Pour signifier l’aboutissement de toutes les vanités sous la terre remuée, le fossoyeur shakespearien creuse-t-il encore, auprès d’Hamlet, la tombe symbolique où s’achèvent les beaux discours ? Avec ce curieux petit ouvrage, Nathalie Rheims aborde la question par la voie détournée de l’évitement : elle a perdu un frère comme nous avons tous perdu quelqu’un, mais son deuil semble impossible. Comment accepter l’absence sans s’y confronter totalement, si ce n’est en déplaçant cette confrontation ? Tel est le symptôme. Nathalie Rheims cherche alors un substitut pour voiler le tombeau. Elle aurait pu choisir un anonyme mais lui préfère un comédien illustre et disparu, « l’homme qui aimait les femmes », Charles Denner, spectre de remplacement. En deux mois, elle rassemble les éléments d’une biographie posthume très touchante, d’une poésie douce et raffinée, mais dont la grande ambiguïté est de se consacrer à celui qui semblait s’écarter des lumières de l’orgueil pour rester dans l’ombre de la discrétion.
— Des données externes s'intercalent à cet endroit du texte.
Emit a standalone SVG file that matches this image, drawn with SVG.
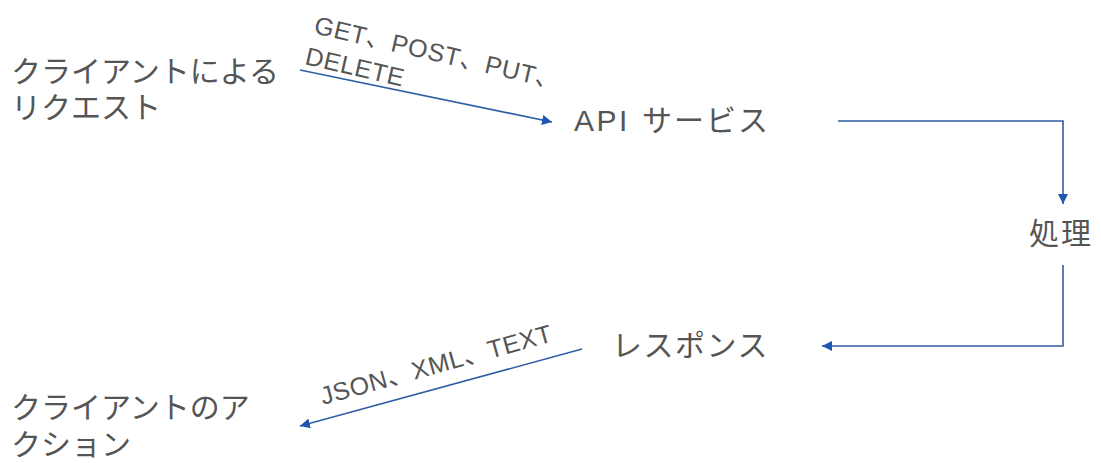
<svg xmlns="http://www.w3.org/2000/svg" width="1101" height="463" viewBox="0 0 1101 463">
<style>
.t{font-family:"Liberation Sans","Noto Sans CJK JP",sans-serif;fill:#555555;font-size:30px}
.s{font-family:"Liberation Sans","Noto Sans CJK JP",sans-serif;fill:#555555;font-size:25px;letter-spacing:0.6px}
.c{fill:none;stroke:#2F5FA3;stroke-width:1.6}
</style>
<defs>
<marker id="ah" viewBox="0 0 10 10" refX="10" refY="5" markerWidth="10" markerHeight="10" markerUnits="userSpaceOnUse" orient="auto">
<path d="M0,0 L10,5 L0,10 z" fill="#1F56B0"/>
</marker>
</defs>
<rect width="1101" height="463" fill="#ffffff"/>
<g id="n-request"><text class="t" x="11" y="82">クライアントによる</text><text class="t" x="11" y="118">リクエスト</text></g>
<g id="n-api"><text class="t" x="574" y="131"><tspan style="letter-spacing:2.5px">API</tspan> <tspan x="642" style="letter-spacing:2px">サービス</tspan></text></g>
<g id="n-proc"><text class="t" x="1029" y="244" style="letter-spacing:2px">処理</text></g>
<g id="n-resp"><text class="t" x="612" y="356" style="letter-spacing:1.5px">レスポンス</text></g>
<g id="n-action"><text class="t" x="11" y="418">クライアントのア</text><text class="t" x="11" y="455">クション</text></g>
<g id="connectors">
<path class="c" d="M300,70 L552,122" marker-end="url(#ah)"/>
<path class="c" d="M838,121 L1063,121 L1063,204" marker-end="url(#ah)"/>
<path class="c" d="M1063,265 L1063,346 L822,346" marker-end="url(#ah)"/>
<path class="c" d="M582,349 L300,426" marker-end="url(#ah)"/>
<text class="s" transform="translate(313,33) rotate(13)">GET、POST、PUT、</text>
<text class="s" transform="translate(304,64) rotate(13)">DELETE</text>
<text class="s" transform="translate(323,405) rotate(-15.5)">JSON、XML、TEXT</text>
</g>
</svg>
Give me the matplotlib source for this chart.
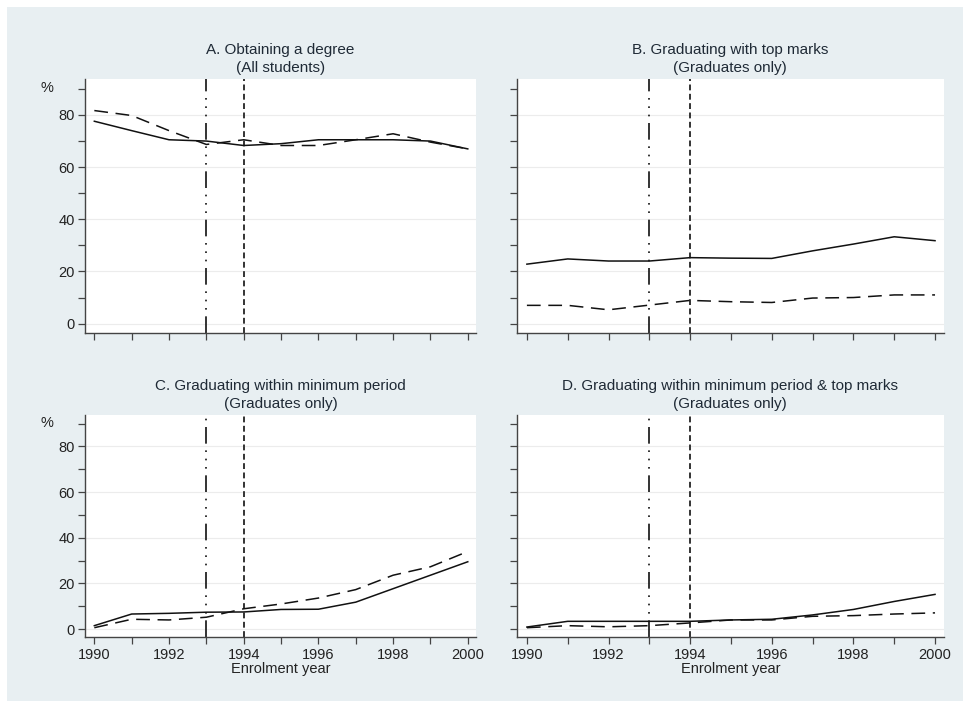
import numpy as np
import matplotlib
matplotlib.use("Agg")
import matplotlib.pyplot as plt
from matplotlib.patches import Rectangle

plt.rcParams["font.family"] = ["Liberation Sans", "DejaVu Sans"]

years = list(range(1990, 2001))

titles = [
    "A. Obtaining a degree\n(All students)",
    "B. Graduating with top marks\n(Graduates only)",
    "C. Graduating within minimum period\n(Graduates only)",
    "D. Graduating within minimum period & top marks\n(Graduates only)",
]

a_solid = [77.6, 74.0, 70.5, 70.0, 68.3, 69.0, 70.5, 70.5, 70.5, 70.0, 67.0]
a_dash = [81.7, 79.8, 74.0, 68.7, 70.5, 68.3, 68.3, 70.5, 72.8, 69.6, 67.0]
b_solid = [22.8, 24.8, 24.0, 24.0, 25.3, 25.1, 25.0, 27.9, 30.5, 33.3, 31.8]
b_dash = [7.0, 7.0, 5.3, 7.1, 8.9, 8.4, 8.1, 9.8, 10.0, 11.0, 11.0]
c_solid = [1.5, 6.6, 6.9, 7.4, 7.5, 8.6, 8.7, 11.8, 17.7, 23.6, 29.5]
c_dash = [0.6, 4.3, 4.0, 5.2, 8.9, 11.0, 13.6, 17.3, 23.6, 27.3, 34.0]
d_solid = [0.9, 3.4, 3.4, 3.4, 3.4, 4.0, 4.3, 6.2, 8.6, 12.1, 15.2]
d_dash = [0.6, 1.5, 1.0, 1.5, 2.7, 4.0, 4.0, 5.6, 5.9, 6.6, 7.1]

solid_series = [a_solid, b_solid, c_solid, d_solid]
dash_series = [a_dash, b_dash, c_dash, d_dash]

vline_1 = 1993
vline_2 = 1994

W, H = 963, 709
BG = "#e8eff2"
TXT = "#1f2a36"

fig = plt.figure(figsize=(W / 100, H / 100), dpi=100, facecolor="white")
fig.patches.append(Rectangle((7 / W, 8 / H), 1 - 7 / W, 1 - 15 / H,
                             transform=fig.transFigure, facecolor=BG,
                             edgecolor="none", zorder=-10))

# panel boxes in pixels: left, top, right, bottom
boxes = [
    (85, 79, 476, 333),
    (516.7, 79, 944, 333),
    (85, 415, 476, 637.3),
    (516.7, 415, 944, 637.3),
]

for i, (l, t, r, b) in enumerate(boxes):
    ax = fig.add_axes([l / W, 1 - b / H, (r - l) / W, (b - t) / H])
    ax.set_facecolor("white")
    ax.set_xlim(1989.75, 2000.22)
    ax.set_ylim(-3.6, 93.8)

    for y in range(0, 81, 20):
        ax.axhline(y, color="#ececec", lw=0.8, zorder=0)

    ax.plot(years, solid_series[i], color="#111111", lw=1.1, zorder=3)
    ax.plot(years, dash_series[i], color="#111111", lw=1.1, zorder=3,
            dashes=(9, 5))

    ax.axvline(vline_1, color="#111111", lw=1.2, zorder=2,
               dashes=(10, 4, 1, 4, 1, 4, 1, 4))
    ax.axvline(vline_2, color="#333333", lw=1.4, zorder=2, dashes=(3, 1.8))

    for s in ["top", "right"]:
        ax.spines[s].set_visible(False)
    for s in ["left", "bottom"]:
        ax.spines[s].set_color("#444444")
        ax.spines[s].set_linewidth(1.0)

    ax.set_yticks(range(0, 81, 20))
    ax.set_yticks(range(10, 91, 20), minor=True)
    ax.set_xticks(range(1990, 2001, 2))
    ax.set_xticks(range(1991, 2000, 2), minor=True)
    ax.tick_params(which="both", direction="out", length=5, width=0.9,
                   color="#444444", labelsize=10.5, labelcolor="#222222",
                   pad=2.5)

    if i % 2 == 1:
        ax.set_yticklabels([])
    else:
        ax.text(-0.098, 0.965, "%", transform=ax.transAxes, ha="center",
                va="center", fontsize=10.5, color="#222222")
    if i < 2:
        ax.set_xticklabels([])
    else:
        ax.set_xlabel("Enrolment year", fontsize=10.5, color="#222222",
                      labelpad=0)

    ax.set_title(titles[i], fontsize=11, color=TXT, linespacing=1.4,
                 pad=5)

fig.savefig("out.png", dpi=100, facecolor="white")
Cette confusion de L’Un pour l’autre laisse malheureusement une amertume au lecteur fatigué par les ruses et manœuvres de l’idéal ambiant pour la célébrité. Aussitôt étouffée par ce fiel confusionnel, la poésie se fait venin. Certes, ce journal est cathartique et il mobilise les éléments de la tragédie : crainte et pitié, purification et purgation sur la scène-tombeau d’un héros défunt où le Choryphée familial chante, malgré lui, des louanges avec une vraie tendresse. Mais cette tragédie-là refuse la mort et finit par refroidir toute commisération mélancolique, faute de partager une commune réalité.

Sincère, comme une petite fille immature se racontant des histoires, Nathalie Rheims inspire l’amusement plus que la noirceur critique. Serait-ce pour cela que, sous le titre de cet ouvrage en couverture, est inscrit, par une étrange précaution, la mention « récit » lors même que ce livre est un journal. Les éditions Galilée -qui portent pourtant le nom de celui qui refusa d’abjurer devant une cosmologie obsolète- pourraient être tenues pour responsables d’une certaine impudence voire d’une dérive provisoire sur le fleuve tourmenté du commerce. A moins qu’il ne faille discerner là une infiltration plus majeure de l’immaturité dans le domaine des lettres et à ce titre cet ouvrage serait un formidable document d’époque : après le top-model de quinze ans incarnant la beauté impérissable de la femme plastique « parce qu’elle le vaut bien » et surtout le veut bien, l’impact publicitaire commencerait à toucher en profondeur les représentations artistiques offrant des produits toujours frais, aseptisés, en déniant mort et vieillissement. Célébrer en forme de littérature ce qui ne serait qu’une expression de l’angoisse propre d’un système terriblement narcissique, telle serait la nouvelle recette éditoriale pour expurger nos peines métaphysiques. Oui, le fossoyeur shakespearien ne serait donc plus de ce monde. Flatteuse recette pour vendre ! Mais à quel prix et quelles souffrances…

Pour ma part, j’ai lu ce petit livre-symbole en me remémorant la fiévreuse supplique de Baudelaire s’adressant à celle qu’il nomme « mon âme » dans Une Charogne. Il prescrit le souvenir de cette « horrible infection », cet « objet » auquel le sujet bien vivant se destine, pour vivre comme « ange » et « passion » plus que spectre et compassion.